The Philadelphia region’s office market may recover more smoothly from the coronavirus than other metros’, thanks to the major role played by its health-care industries, according to a report by national real estate services firm Newmark Knight Frank.
While office leasing is likely to take an immediate hit from the plummeting economic activity that has accompanied efforts to contain the pandemic, the region’s “health-care concentration is a prescription for office-market resiliency,” Lisa DeNight, research manager at the NKF’s Philadelphia office, wrote in the report published late last week.
“Our office market may be more resilient than others around the country," she wrote. “The recession-resistant health-care industry is the backbone of the Greater Philadelphia market,” while the retail and hospitality industries, "the hardest hit by the crisis, have a smaller-scale local impact on office leasing.”
NKF’s findings are consistent with those of a separate report released last week by another commercial real estate firm, Colliers International, which also forecast increased activity in health-care and the life sciences in the wake of the virus.
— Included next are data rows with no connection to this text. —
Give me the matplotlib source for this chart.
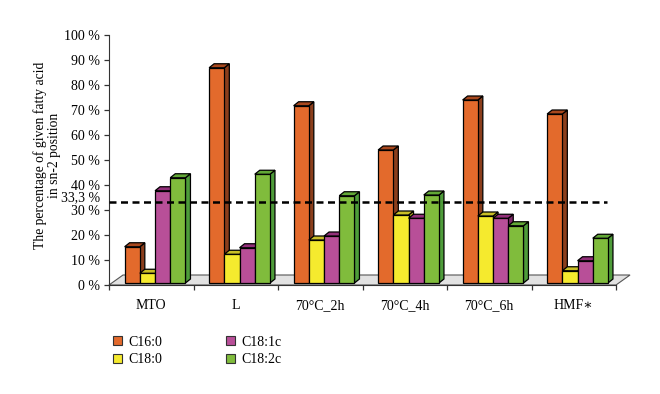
import matplotlib
matplotlib.use("Agg")
import matplotlib.pyplot as plt
from matplotlib.patches import Polygon, Rectangle
import numpy as np

# data (percent in sn-2 position)
categories = ["MTO", "L", "70°C_2h", "70°C_4h", "70°C_6h", "HMF∗"]
series_names = ["C16:0", "C18:0", "C18:1c", "C18:2c"]
c16_0 = [14.5, 86.1, 70.9, 53.2, 73.2, 67.6]
c18_0 = [3.9, 11.5, 17.2, 27.2, 26.8, 4.9]
c18_1c = [36.9, 14.1, 18.8, 25.9, 25.9, 8.9]
c18_2c = [42.1, 43.5, 34.9, 35.2, 22.9, 17.9]
threshold = 33.3
y_ticks = [0, 10, 20, 30, 40, 50, 60, 70, 80, 90, 100]

plt.rcParams['font.family'] = ['Liberation Serif', 'DejaVu Serif']

front_cols = ["#E36A2C", "#F5EA2E", "#B84F98", "#80BC3C"]
top_cols = ["#A8481E", "#C9BE26", "#93307A", "#62A836"]
side_cols = ["#8B3E1C", "#B5AA22", "#7E2868", "#4E9C3A"]

fig = plt.figure(figsize=(6.6, 3.94), dpi=100)
ax = fig.add_axes([109/660, 1 - 285/394, (616 - 109)/660, 250/394])
ax.set_xlim(0, len(categories))
ax.set_ylim(0, 100)

# floor
dxf, dyf = 0.166, 4.0
floor = Polygon([(0, 0), (6, 0), (6 + dxf, dyf), (dxf, dyf)], closed=True,
                facecolor="#e2e2e2", edgecolor="#555555", linewidth=0.8,
                zorder=1, clip_on=False)
ax.add_patch(floor)

# 3d-ish bars
all_series = [c16_0, c18_0, c18_1c, c18_2c]
bw = 0.18
x0 = 0.185
dx, dy = 0.059, 1.6
base = 0.8
z = 2
for i in range(len(categories)):
    for k, vals in enumerate(all_series):
        left = i + x0 + k * bw
        top = base + vals[i]
        front = Rectangle((left, base), bw, vals[i], facecolor=front_cols[k],
                          edgecolor="black", linewidth=0.9, zorder=z)
        side = Polygon([(left + bw, base), (left + bw + dx, base + dy),
                        (left + bw + dx, top + dy), (left + bw, top)],
                       closed=True, facecolor=side_cols[k], edgecolor="black",
                       linewidth=0.9, zorder=z)
        topf = Polygon([(left, top), (left + bw, top), (left + bw + dx, top + dy),
                        (left + dx, top + dy)], closed=True, facecolor=top_cols[k],
                       edgecolor="black", linewidth=0.9, zorder=z)
        ax.add_patch(side)
        ax.add_patch(front)
        ax.add_patch(topf)
        z += 1

# 33.3 % line
ax.plot([0, 5.89], [threshold, threshold], color="black", linestyle=(0, (2.8, 1.8)),
        linewidth=1.8, zorder=100)
ax.text(-0.1, threshold + 1.5, "33,3 %", ha="right", va="center", fontsize=10)

# axes styling
for s in ["top", "right"]:
    ax.spines[s].set_visible(False)
ax.spines["left"].set_color("#333333")
ax.spines["bottom"].set_color("#333333")
ax.set_yticks(y_ticks)
ax.set_yticklabels([f"{t} %" for t in y_ticks], fontsize=10)
ax.set_xticks(np.arange(len(categories) + 1))
ax.set_xticklabels([])
ax.set_xticks(np.arange(len(categories)) + 0.5, minor=True)
ax.set_xticklabels(categories, minor=True, fontsize=10)
ax.tick_params(axis="x", which="minor", length=0, pad=10)
ax.tick_params(axis="both", which="major", length=3.6, width=0.9, color="#333333", pad=3)

fig.text(47/660, 1 - 155/394, "The percentage of given fatty acid\nin sn-2 position",
         rotation=90, ha="center", va="center", multialignment="center", fontsize=9.8,
         linespacing=1.1)

handles = [Rectangle((0, 0), 1, 1, facecolor=c, edgecolor="#333333", linewidth=0.8)
           for c in front_cols]
fig.legend(handles, series_names, ncol=2, loc="upper left",
           bbox_to_anchor=(107/660, 1 - 330/394), frameon=False, fontsize=10,
           handlelength=0.65, handleheight=0.65, handletextpad=0.5,
           columnspacing=4.55, labelspacing=0.35, borderaxespad=0)

fig.savefig("out.png", dpi=100)
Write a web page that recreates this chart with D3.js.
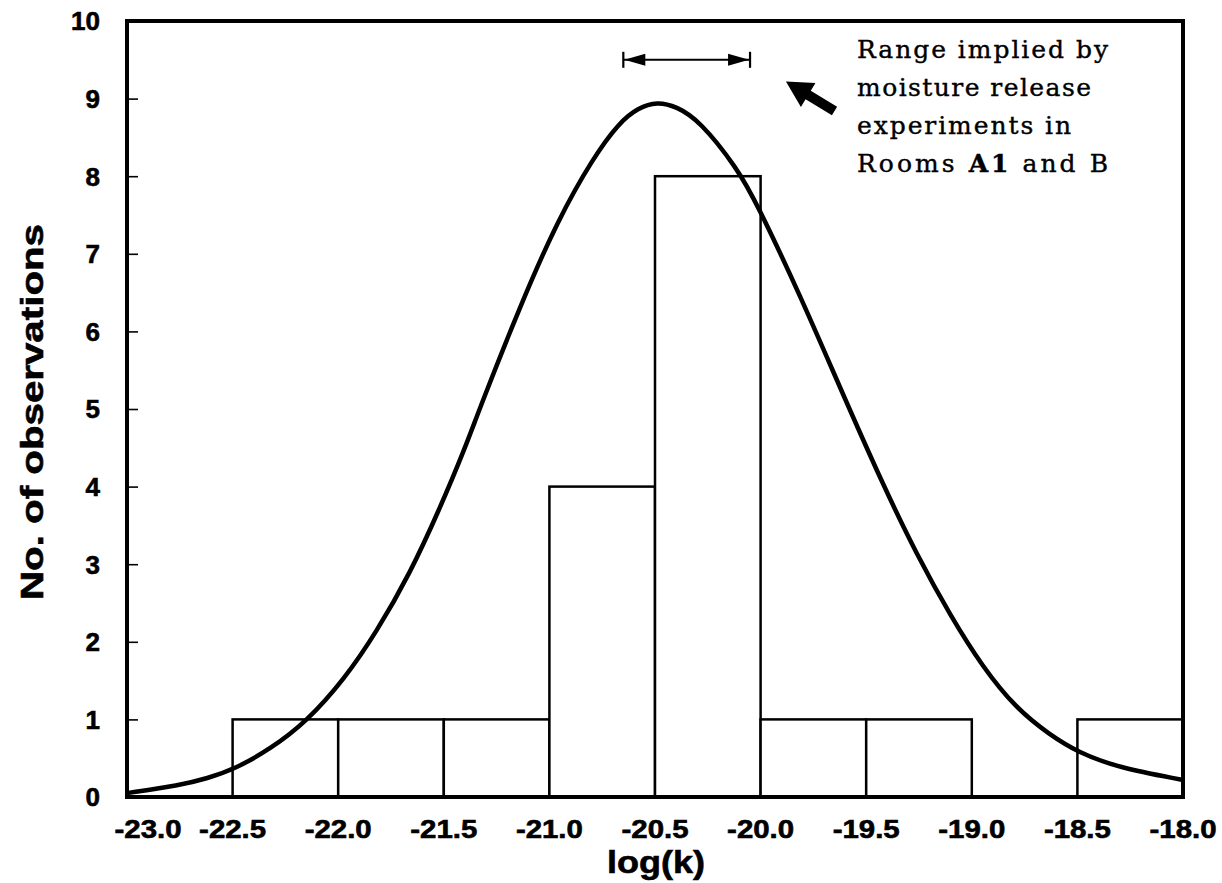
<!DOCTYPE html>
<html>
<head>
<meta charset="utf-8">
<script src="https://cdn.jsdelivr.net/npm/d3@7"></script>
<style>
  html, body { margin: 0; padding: 0; background: #fff; }
  svg { display: block; }
</style>
</head>
<body>
<svg id="chart" width="1222" height="883"></svg>
<script>
// ---- data ----
const binStarts = [-22.5, -22.0, -21.5, -21.0, -20.5, -20.0, -19.5, -18.5];
const binEnds   = [-22.0, -21.5, -21.0, -20.5, -20.0, -19.5, -19.0, -18.0];
const binCounts = [1, 1, 1, 4, 8, 1, 1, 1];

// fitted curve, points
const curveX = [-23.0, -22.75, -22.62, -22.49, -22.32, -22.15, -21.97, -21.82, -21.66, -21.52, -21.40, -21.33, -21.14, -20.96, -20.79, -20.67, -20.58, -20.49, -20.40, -20.29, -20.11, -20.02, -19.81, -19.62, -19.42, -19.26, -19.10, -18.95, -18.79, -18.63, -18.50, -18.31, -18.0];
const curveY = [0.05, 0.15, 0.24, 0.36, 0.62, 0.97, 1.52, 2.12, 2.88, 3.71, 4.49, 5.01, 6.32, 7.44, 8.25, 8.69, 8.88, 8.96, 8.90, 8.72, 8.10, 7.66, 6.45, 5.25, 4.02, 3.12, 2.33, 1.68, 1.14, 0.80, 0.58, 0.38, 0.22];

const xTickValues = [-23.0, -22.5, -22.0, -21.5, -21.0, -20.5, -20.0, -19.5, -19.0, -18.5, -18.0];
const xTickLabels = ["-23.0", "-22.5", "-22.0", "-21.5", "-21.0", "-20.5", "-20.0", "-19.5", "-19.0", "-18.5", "-18.0"];
const yTickValues = [0, 1, 2, 3, 4, 5, 6, 7, 8, 9, 10];
const yTickLabels = ["0", "1", "2", "3", "4", "5", "6", "7", "8", "9", "10"];

const xTitle = "log(k)";
const yTitle = "No. of observations";

const rangeLow = -20.65, rangeHigh = -20.05, rangeLevel = 9.5;
const arrowTip = [-19.88, 9.22], arrowTail = [-19.65, 8.84];
const noteLines = ["Range implied by", "moisture release", "experiments in", "Rooms |A1| and B"];

// ---- layout ----
const svg = d3.select("#chart");
const pLeft = 127, pRight = 1183, pTop = 21, pBottom = 797;
const x = d3.scaleLinear().domain([-23, -18]).range([pLeft, pRight]);
const y = d3.scaleLinear().domain([0, 10]).range([pBottom, pTop]);

// bars
const bars = binStarts.map((s, i) => ({ s, e: binEnds[i], c: binCounts[i] }));
svg.append("g").selectAll("rect").data(bars).join("rect")
  .attr("x", d => x(d.s))
  .attr("y", d => y(d.c))
  .attr("width", d => x(d.e) - x(d.s))
  .attr("height", d => y(0) - y(d.c))
  .attr("fill", "#fff")
  .attr("stroke", "#000")
  .attr("stroke-width", 2.5);

// curve
const pts = curveX.map((v, i) => [v, curveY[i]]);
svg.append("path")
  .datum(pts)
  .attr("d", d3.line().x(d => x(d[0])).y(d => y(d[1])).curve(d3.curveBasis))
  .attr("fill", "none")
  .attr("stroke", "#000")
  .attr("stroke-width", 4.5)
  .attr("stroke-linejoin", "round");

// y axis ticks (inside)
const yAxis = d3.axisRight(y).tickValues(yTickValues.slice(1, 10)).tickSize(11).tickFormat("");
const gy = svg.append("g").attr("transform", `translate(${pLeft},0)`).call(yAxis);
gy.select(".domain").remove();
gy.selectAll(".tick line").attr("stroke", "#000").attr("stroke-width", 1.6);

// frame
svg.append("rect")
  .attr("x", pLeft).attr("y", pTop)
  .attr("width", pRight - pLeft).attr("height", pBottom - pTop)
  .attr("fill", "none").attr("stroke", "#000").attr("stroke-width", 4);

// y tick labels
svg.append("g").selectAll("text").data(yTickValues).join("text")
  .attr("x", 100)
  .attr("y", d => y(d))
  .attr("dy", "0.36em")
  .attr("text-anchor", "end")
  .attr("font-family", "Liberation Sans, Arial, sans-serif")
  .attr("font-weight", "bold")
  .attr("font-size", 26)
  .attr("stroke", "#000").attr("stroke-width", 0.6)
  .text((d, i) => yTickLabels[i]);

// x tick labels
svg.append("g").selectAll("text").data(xTickValues).join("text")
  .attr("x", (d, i) => x(d) + (i === 0 ? 21 : 0))
  .attr("y", 838)
  .attr("text-anchor", "middle")
  .attr("font-family", "Liberation Sans, Arial, sans-serif")
  .attr("font-weight", "bold")
  .attr("font-size", 25)
  .attr("textLength", 67)
  .attr("lengthAdjust", "spacingAndGlyphs")
  .attr("stroke", "#000").attr("stroke-width", 0.6)
  .text((d, i) => xTickLabels[i]);

// axis titles
svg.append("text")
  .attr("x", 656).attr("y", 873)
  .attr("text-anchor", "middle")
  .attr("font-family", "Liberation Sans, Arial, sans-serif")
  .attr("font-weight", "bold")
  .attr("font-size", 32)
  .attr("textLength", 98)
  .attr("lengthAdjust", "spacingAndGlyphs")
  .attr("stroke", "#000").attr("stroke-width", 0.6)
  .text(xTitle);

svg.append("text")
  .attr("transform", "translate(43,412) rotate(-90)")
  .attr("text-anchor", "middle")
  .attr("font-family", "Liberation Sans, Arial, sans-serif")
  .attr("font-weight", "bold")
  .attr("font-size", 31)
  .attr("textLength", 376)
  .attr("lengthAdjust", "spacingAndGlyphs")
  .attr("stroke", "#000").attr("stroke-width", 0.6)
  .text(yTitle);

// range double arrow
const ry = y(rangeLevel), rx0 = x(rangeLow), rx1 = x(rangeHigh);
const ga = svg.append("g");
ga.append("line").attr("x1", rx0).attr("x2", rx1).attr("y1", ry).attr("y2", ry)
  .attr("stroke", "#000").attr("stroke-width", 2);
[rx0, rx1].forEach(px => {
  ga.append("line").attr("x1", px).attr("x2", px).attr("y1", ry - 8).attr("y2", ry + 8)
    .attr("stroke", "#000").attr("stroke-width", 2.2);
});
ga.append("path").attr("d", `M${rx0 + 1},${ry} L${rx0 + 22},${ry - 6} L${rx0 + 22},${ry + 6} Z`).attr("fill", "#000");
ga.append("path").attr("d", `M${rx1 - 1},${ry} L${rx1 - 22},${ry - 6} L${rx1 - 22},${ry + 6} Z`).attr("fill", "#000");

// big pointer arrow
const tx = x(arrowTip[0]), ty = y(arrowTip[1]);
const sx = x(arrowTail[0]), sy = y(arrowTail[1]);
const ang = Math.atan2(sy - ty, sx - tx);
const ux = Math.cos(ang), uy = Math.sin(ang), nx = -uy, ny = ux;
const hl = 26, hw = 14, sw = 5;
const bx = tx + ux * hl, by = ty + uy * hl;
const arrowPath = [
  [tx, ty],
  [bx + nx * hw, by + ny * hw],
  [bx + nx * sw, by + ny * sw],
  [sx + nx * sw, sy + ny * sw],
  [sx - nx * sw, sy - ny * sw],
  [bx - nx * sw, by - ny * sw],
  [bx - nx * hw, by - ny * hw]
];
svg.append("path").attr("d", "M" + arrowPath.map(p => p.join(",")).join("L") + "Z").attr("fill", "#000");

// annotation text
const note = svg.append("g")
  .attr("font-family", "'DejaVu Serif', serif")
  .attr("font-size", 25)
  .attr("fill", "#000")
  .attr("stroke", "#000")
  .attr("stroke-width", 0.4);
const noteBase = [58, 96, 134, 172];
const noteWidth = [251, 234, 214, 251];
noteLines.forEach((line, i) => {
  const t = note.append("text").attr("x", 857).attr("y", noteBase[i])
    .attr("textLength", noteWidth[i]).attr("lengthAdjust", "spacing");
  line.split("|").forEach((part, j) => {
    t.append("tspan").attr("font-weight", j === 1 ? "bold" : "normal").text(part);
  });
});
</script>
</body>
</html>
“Investment in the life sciences will likely be buoyed, even accelerated, by the impact of this pandemic,” Joseph Fetterman, the Philadelphia-based head of Colliers’ life-sciences practice, wrote in that report. “Funding and investment will be directed at emerging drug development companies to accelerate the pace of delivering cures.”
The Colliers study broadly addresses the expected growth of the nation’s life-science industries, without specifically discussing the impact for Philadelphia. But NKF’s report identifies metro Philadelphia as a chief beneficiary of that growth, due to the health sectors’ existing dominance in the region.
Health care accounts for more than 18% of the region’s jobs, a greater percentage than in any other major metropolitan area in the country, according to the NKF study. Employment in that sector “has grown every year by the thousands during recessions and boom times alike since at least 1990,” NKF’s DeNight wrote.
Health-care tenants in Philadelphia and its suburbs leased 800,000 square feet of office space last year, the second highest amount after law firms, which got an atypical boost from Morgan Lewis’s short-term lease renewal ahead of its move into its planned new Market Street tower in 2023, according to NKF.
The largest current construction project in Philadelphia and its four surrounding Southeastern Pennsylvania counties, meanwhile, is University of Pennsylvania Health System’s 1.25 million-square-foot patient tower, scheduled to open next year along the Schuylkill close to South Street, DeNight noted. Work on the project has been permitted to continue under a waiver granted by the state, sparing it from the ban on non-essential business.
Still, NKF and Colliers both see a life-sciences slowdown in the pandemic’s immediate aftermath, as companies downsize or delay planned expansions to keep themselves solvent.
“The uncertainties of the future [have] caused rapid-growth drug companies to pump the brakes, at least temporarily, on proposed expansions," Colliers’ Fetterman wrote.